**Given data**

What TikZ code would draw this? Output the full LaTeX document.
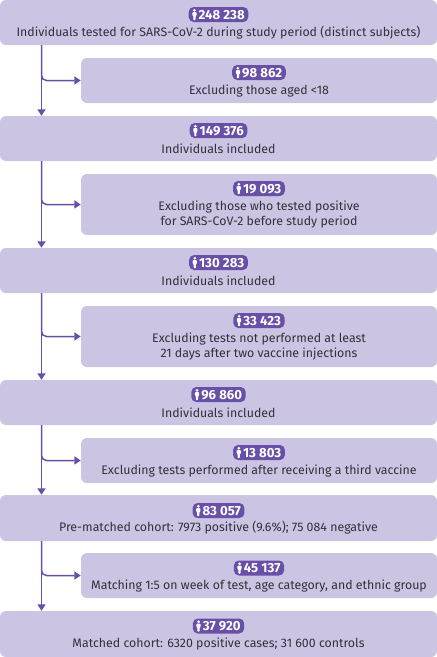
\documentclass[tikz,border=0pt]{standalone}
\usepackage{fontspec}
\setmainfont{Fira Sans}
\usetikzlibrary{arrows.meta}
\definecolor{boxlilac}{HTML}{CBC4E3}
\definecolor{flowpurple}{HTML}{6850A8}
\definecolor{bodygrey}{HTML}{33313A}
\newcommand{\personmark}{\tikz[baseline=0pt,x=1pt,y=1pt]{\fill[white] (0,9) circle (1.5);\fill[white,rounded corners=0.9] (-2.1,3.6) -- (-2.1,7.2) -- (2.1,7.2) -- (2.1,3.6) -- (1.1,3.6) -- (1.1,-1) -- (-1.1,-1) -- (-1.1,3.6) -- cycle;}}
\tikzset{
mainbox/.style={fill=boxlilac,rounded corners=6,minimum width=437,inner sep=0},
exclbox/.style={fill=boxlilac,rounded corners=6,minimum width=356,inner sep=0},
countbadge/.style={fill=flowpurple,text=white,rounded corners=5,inner xsep=3.6,inner ysep=0,minimum height=15,font=\fontsize{13.2}{14}\selectfont\bfseries},
boxtext/.style={text=bodygrey,align=center,inner sep=0,font=\fontsize{12.35}{14.8}\selectfont},
flowline/.style={draw=flowpurple,line width=1.5,-{Triangle[length=6.5,width=8]}}
}
\begin{document}
\begin{tikzpicture}[x=1pt,y=-1pt]
\useasboundingbox[fill=white] (0,0) rectangle (437,657);
\coordinate (trunk) at (41.5,0);
% left column
\node[mainbox,minimum height=45] (main1) at (218.5,22.5) {};
\node[mainbox,minimum height=45] (main2) at (218.5,138.5) {};
\node[mainbox,minimum height=45] (main3) at (218.5,270.5) {};
\node[mainbox,minimum height=45] (main4) at (218.5,402.5) {};
\node[mainbox,minimum height=46] (main5) at (218.5,518) {};
\node[mainbox,minimum height=46] (main6) at (218.5,634) {};
% right column
\node[exclbox,minimum height=45] (excl1) at (259,80.5) {};
\node[exclbox,minimum height=61] (excl2) at (259,204.5) {};
\node[exclbox,minimum height=61] (excl3) at (259,336.5) {};
\node[exclbox,minimum height=45] (excl4) at (259,460.5) {};
\node[exclbox,minimum height=45] (excl5) at (259,575.5) {};
% counts
\node[countbadge] (count1) at (218.5,14.5) {\personmark\,248 238};
\node[countbadge] (count2) at (259,72.5) {\personmark\,98 862};
\node[countbadge] (count3) at (218.5,130.5) {\personmark\,149 376};
\node[countbadge] (count4) at (259,188.5) {\personmark\,19 093};
\node[countbadge] (count5) at (218.5,262.5) {\personmark\,130 283};
\node[countbadge] (count6) at (259,320.5) {\personmark\,33 423};
\node[countbadge] (count7) at (218.5,394.5) {\personmark\,96 860};
\node[countbadge] (count8) at (259,452.5) {\personmark\,13 803};
\node[countbadge] (count9) at (218.5,510.5) {\personmark\,83 057};
\node[countbadge] (count10) at (259,568) {\personmark\,45 137};
\node[countbadge] (count11) at (218.5,626) {\personmark\,37 920};
% labels
\node[boxtext] (text1) at (218.5,32.5) {Individuals tested for SARS-CoV-2 during study period (distinct subjects)};
\node[boxtext] (text2) at (259,90.5) {Excluding those aged <18};
\node[boxtext] (text3) at (218.5,148.5) {Individuals included};
\node[boxtext] (text4) at (259,214.5) {Excluding those who tested positive\\for SARS-CoV-2 before study period};
\node[boxtext] (text5) at (218.5,280.5) {Individuals included};
\node[boxtext] (text6) at (259,346.5) {Excluding tests not performed at least\\21 days after two vaccine injections};
\node[boxtext] (text7) at (218.5,412.5) {Individuals included};
\node[boxtext] (text8) at (259,470.5) {Excluding tests performed after receiving a third vaccine};
\node[boxtext] (text9) at (218.5,527.5) {Pre-matched cohort: 7973 positive (9.6\%); 75 084 negative};
\node[boxtext] (text10) at (259,585.5) {Matching 1:5 on week of test, age category, and ethnic group};
\node[boxtext] (text11) at (218.5,643.5) {Matched cohort: 6320 positive cases; 31 600 controls};
% connectors
\draw[flowline] (main1.south -| trunk) -- (main2.north -| trunk);
\draw[flowline] (main2.south -| trunk) -- (main3.north -| trunk);
\draw[flowline] (main3.south -| trunk) -- (main4.north -| trunk);
\draw[flowline] (main4.south -| trunk) -- (main5.north -| trunk);
\draw[flowline] (main5.south -| trunk) -- (main6.north -| trunk);
\draw[flowline,rounded corners=5] (main1.south -| trunk) |- (excl1.west);
\draw[flowline,rounded corners=5] (main2.south -| trunk) |- (excl2.west);
\draw[flowline,rounded corners=5] (main3.south -| trunk) |- (excl3.west);
\draw[flowline,rounded corners=5] (main4.south -| trunk) |- (excl4.west);
\draw[flowline,rounded corners=5] (main5.south -| trunk) |- (excl5.west);
\end{tikzpicture}
\end{document}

**Goal**
Quote the material exactly. Pictures stay out.

**Exercise output**
What TikZ code would draw this? Output the full LaTeX document.
\documentclass[tikz,border=0pt]{standalone}
\usepackage{fontspec}
\setmainfont{Fira Sans}
\usetikzlibrary{arrows.meta}
\definecolor{boxlilac}{HTML}{CBC4E3}
\definecolor{flowpurple}{HTML}{6850A8}
\definecolor{bodygrey}{HTML}{33313A}
\newcommand{\personmark}{\tikz[baseline=0pt,x=1pt,y=1pt]{\fill[white] (0,9) circle (1.5);\fill[white,rounded corners=0.9] (-2.1,3.6) -- (-2.1,7.2) -- (2.1,7.2) -- (2.1,3.6) -- (1.1,3.6) -- (1.1,-1) -- (-1.1,-1) -- (-1.1,3.6) -- cycle;}}
\tikzset{
mainbox/.style={fill=boxlilac,rounded corners=6,minimum width=437,inner sep=0},
exclbox/.style={fill=boxlilac,rounded corners=6,minimum width=356,inner sep=0},
countbadge/.style={fill=flowpurple,text=white,rounded corners=5,inner xsep=3.6,inner ysep=0,minimum height=15,font=\fontsize{13.2}{14}\selectfont\bfseries},
boxtext/.style={text=bodygrey,align=center,inner sep=0,font=\fontsize{12.35}{14.8}\selectfont},
flowline/.style={draw=flowpurple,line width=1.5,-{Triangle[length=6.5,width=8]}}
}
\begin{document}
\begin{tikzpicture}[x=1pt,y=-1pt]
\useasboundingbox[fill=white] (0,0) rectangle (437,657);
\coordinate (trunk) at (41.5,0);
% left column
\node[mainbox,minimum height=45] (main1) at (218.5,22.5) {};
\node[mainbox,minimum height=45] (main2) at (218.5,138.5) {};
\node[mainbox,minimum height=45] (main3) at (218.5,270.5) {};
\node[mainbox,minimum height=45] (main4) at (218.5,402.5) {};
\node[mainbox,minimum height=46] (main5) at (218.5,518) {};
\node[mainbox,minimum height=46] (main6) at (218.5,634) {};
% right column
\node[exclbox,minimum height=45] (excl1) at (259,80.5) {};
\node[exclbox,minimum height=61] (excl2) at (259,204.5) {};
\node[exclbox,minimum height=61] (excl3) at (259,336.5) {};
\node[exclbox,minimum height=45] (excl4) at (259,460.5) {};
\node[exclbox,minimum height=45] (excl5) at (259,575.5) {};
% counts
\node[countbadge] (count1) at (218.5,14.5) {\personmark\,248 238};
\node[countbadge] (count2) at (259,72.5) {\personmark\,98 862};
\node[countbadge] (count3) at (218.5,130.5) {\personmark\,149 376};
\node[countbadge] (count4) at (259,188.5) {\personmark\,19 093};
\node[countbadge] (count5) at (218.5,262.5) {\personmark\,130 283};
\node[countbadge] (count6) at (259,320.5) {\personmark\,33 423};
\node[countbadge] (count7) at (218.5,394.5) {\personmark\,96 860};
\node[countbadge] (count8) at (259,452.5) {\personmark\,13 803};
\node[countbadge] (count9) at (218.5,510.5) {\personmark\,83 057};
\node[countbadge] (count10) at (259,568) {\personmark\,45 137};
\node[countbadge] (count11) at (218.5,626) {\personmark\,37 920};
% labels
\node[boxtext] (text1) at (218.5,32.5) {Individuals tested for SARS-CoV-2 during study period (distinct subjects)};
\node[boxtext] (text2) at (259,90.5) {Excluding those aged <18};
\node[boxtext] (text3) at (218.5,148.5) {Individuals included};
\node[boxtext] (text4) at (259,214.5) {Excluding those who tested positive\\for SARS-CoV-2 before study period};
\node[boxtext] (text5) at (218.5,280.5) {Individuals included};
\node[boxtext] (text6) at (259,346.5) {Excluding tests not performed at least\\21 days after two vaccine injections};
\node[boxtext] (text7) at (218.5,412.5) {Individuals included};
\node[boxtext] (text8) at (259,470.5) {Excluding tests performed after receiving a third vaccine};
\node[boxtext] (text9) at (218.5,527.5) {Pre-matched cohort: 7973 positive (9.6\%); 75 084 negative};
\node[boxtext] (text10) at (259,585.5) {Matching 1:5 on week of test, age category, and ethnic group};
\node[boxtext] (text11) at (218.5,643.5) {Matched cohort: 6320 positive cases; 31 600 controls};
% connectors
\draw[flowline] (main1.south -| trunk) -- (main2.north -| trunk);
\draw[flowline] (main2.south -| trunk) -- (main3.north -| trunk);
\draw[flowline] (main3.south -| trunk) -- (main4.north -| trunk);
\draw[flowline] (main4.south -| trunk) -- (main5.north -| trunk);
\draw[flowline] (main5.south -| trunk) -- (main6.north -| trunk);
\draw[flowline,rounded corners=5] (main1.south -| trunk) |- (excl1.west);
\draw[flowline,rounded corners=5] (main2.south -| trunk) |- (excl2.west);
\draw[flowline,rounded corners=5] (main3.south -| trunk) |- (excl3.west);
\draw[flowline,rounded corners=5] (main4.south -| trunk) |- (excl4.west);
\draw[flowline,rounded corners=5] (main5.south -| trunk) |- (excl5.west);
\end{tikzpicture}
\end{document}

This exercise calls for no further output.